Hm, apparently there is a race condition where it deinitializes the buffers before stopping the driver threads... Looks like a bug to me.

render.c -> assert(render_context.line_queues[i].buf != NULL); doesn't necessarily mean a race condition though? It just means the allocation failed.

@aceisace You download an image and then show the heap to be free heap: 168 KB (52.50% free) but that doesn't paint a complete picture. It could very well be that the networking code to download the image fragmented the heap.
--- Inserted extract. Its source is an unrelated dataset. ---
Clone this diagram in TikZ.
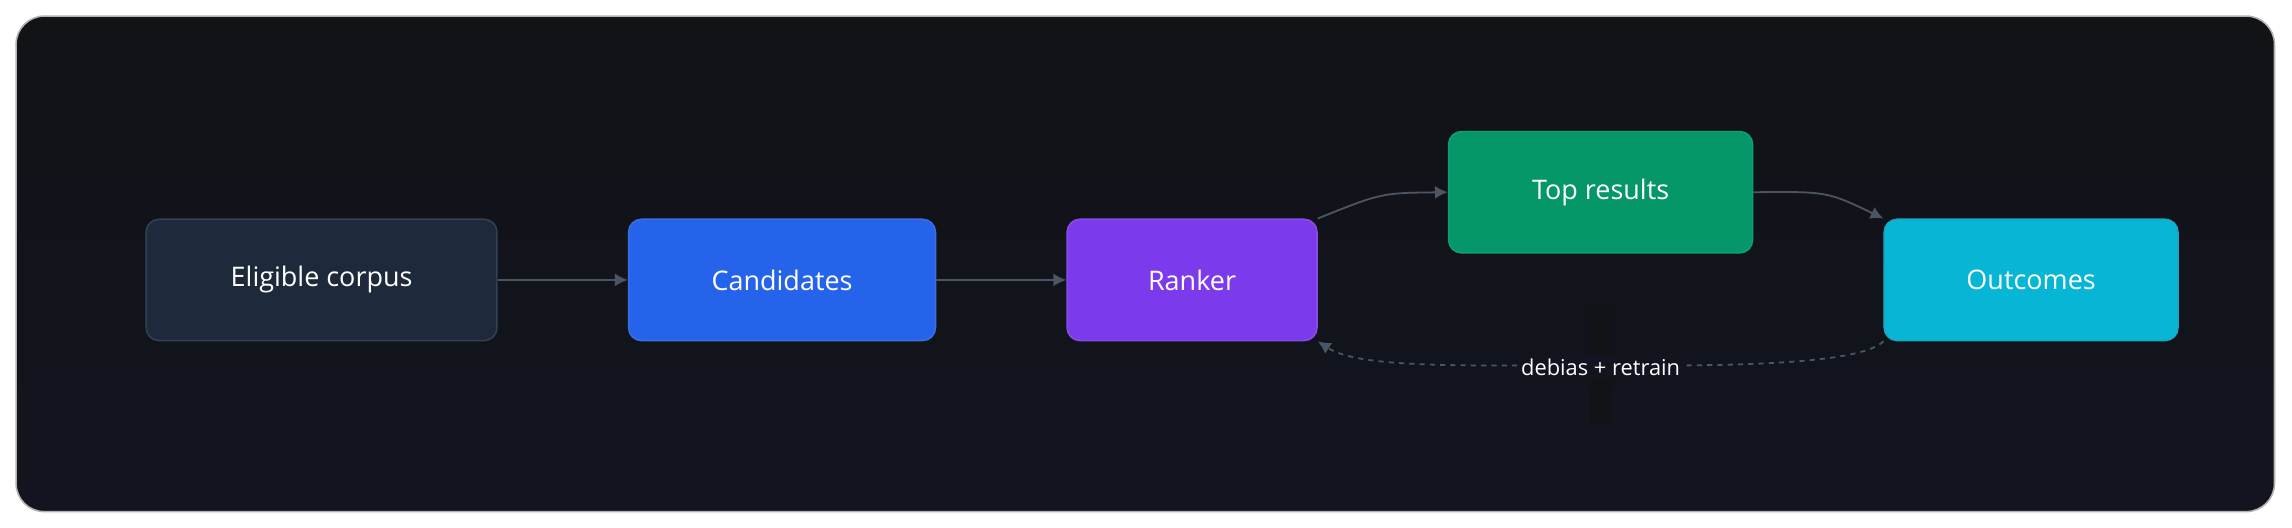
\documentclass[tikz,border=0pt]{standalone}
\usepackage{fontspec}
\setmainfont{Open Sans}
\usetikzlibrary{arrows.meta}
\definecolor{bgA}{HTML}{111317}
\definecolor{bgB}{HTML}{13141F}
\definecolor{edge}{HTML}{4B5563}
\definecolor{c1}{HTML}{1E293B}\definecolor{d1}{HTML}{334155}
\definecolor{c2}{HTML}{2563EB}\definecolor{d2}{HTML}{3B6FE0}
\definecolor{c3}{HTML}{7C3AED}\definecolor{d3}{HTML}{8B4BE8}
\definecolor{c4}{HTML}{059669}\definecolor{d4}{HTML}{10A070}
\definecolor{c5}{HTML}{06B6D4}\definecolor{d5}{HTML}{1AA8C4}
\begin{document}
\begin{tikzpicture}[x=0.02cm,y=-0.02cm,
  box/.style={rounded corners=5pt,minimum height=1.66cm,text=white,font=\fontsize{10.5}{12}\selectfont,line width=0.6pt},
  conn/.style={draw=edge,line width=0.7pt,-{Latex[length=5pt,width=5pt]}}]
\useasboundingbox (0,0) rectangle (1568,361);
\fill[white] (0,0) rectangle (1568,361);
\shade[top color=bgA,bottom color=bgB,rounded corners=11pt] (11,11) rectangle (1556,350);
\draw[gray!60,rounded corners=11pt,line width=0.6pt] (11,11) rectangle (1556,350);
\node[box,fill=c1,draw=d1,minimum width=4.8cm] (corpus) at (220,191.5) {Eligible corpus};
\node[box,fill=c2,draw=d2,minimum width=4.2cm] (cand) at (535,191.5) {Candidates};
\node[box,fill=c3,draw=d3,minimum width=3.42cm] (ranker) at (815.5,191.5) {Ranker};
\node[box,fill=c4,draw=d4,minimum width=4.16cm] (top) at (1095,131.5) {Top results};
\node[box,fill=c5,draw=d5,minimum width=4.02cm] (out) at (1389.5,191.5) {Outcomes};
\draw[conn] (corpus) -- (cand);
\draw[conn] (cand) -- (ranker);
\draw[conn] (ranker.north east) .. controls (945,132) .. (top.west);
\draw[conn] (top.east) .. controls (1250,131) .. (out.north west);
\fill[bgA] (1088,212) rectangle (1102,290);
\draw[conn,dash pattern=on 2pt off 2pt] (out.south west) .. controls (1270,252) and (1150,250) .. (1095,250) .. controls (1000,250) and (930,252) .. (ranker.south east);
\node[fill=bgB,text=white,inner sep=1pt,font=\fontsize{8.5}{10}\selectfont] (lbl) at (1095,251) {debias + retrain};
\end{tikzpicture}
\end{document}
So while enough free memory is available, there now isn't a single contiguous block large enough left. You can check the largest free block available by calling: heap_caps_get_largest_free_block(MALLOC_CAP_INTERNAL).

vroland commented 1 month ago

@western-hoolock I thought it was the case that some memory was freed while a task on another core could still be running. But here it was just not freed.

western-hoolock commented 4 weeks ago

@western-hoolock I thought it was the case that some memory was freed while a task on another core could still be running. But here it was just not freed.

I'm not convinced that (at least in 2.0.0) it's not freed properly. In epd_renderer_deinit I don't see a code path where this line wouldn't execute if epd_deinit is called? https://github.com/vroland/epdiy/blob/1b089e60a90d861d9a61ce1b3334c3646028013c/src/render.c#L292

My best guess is still heap fragmentation caused by user code that ran before initialization. Which should be easy to check for by calling heap_caps_get_largest_free_block(MALLOC_CAP_INTERNAL) before running said code and then again right before initializing epdiy.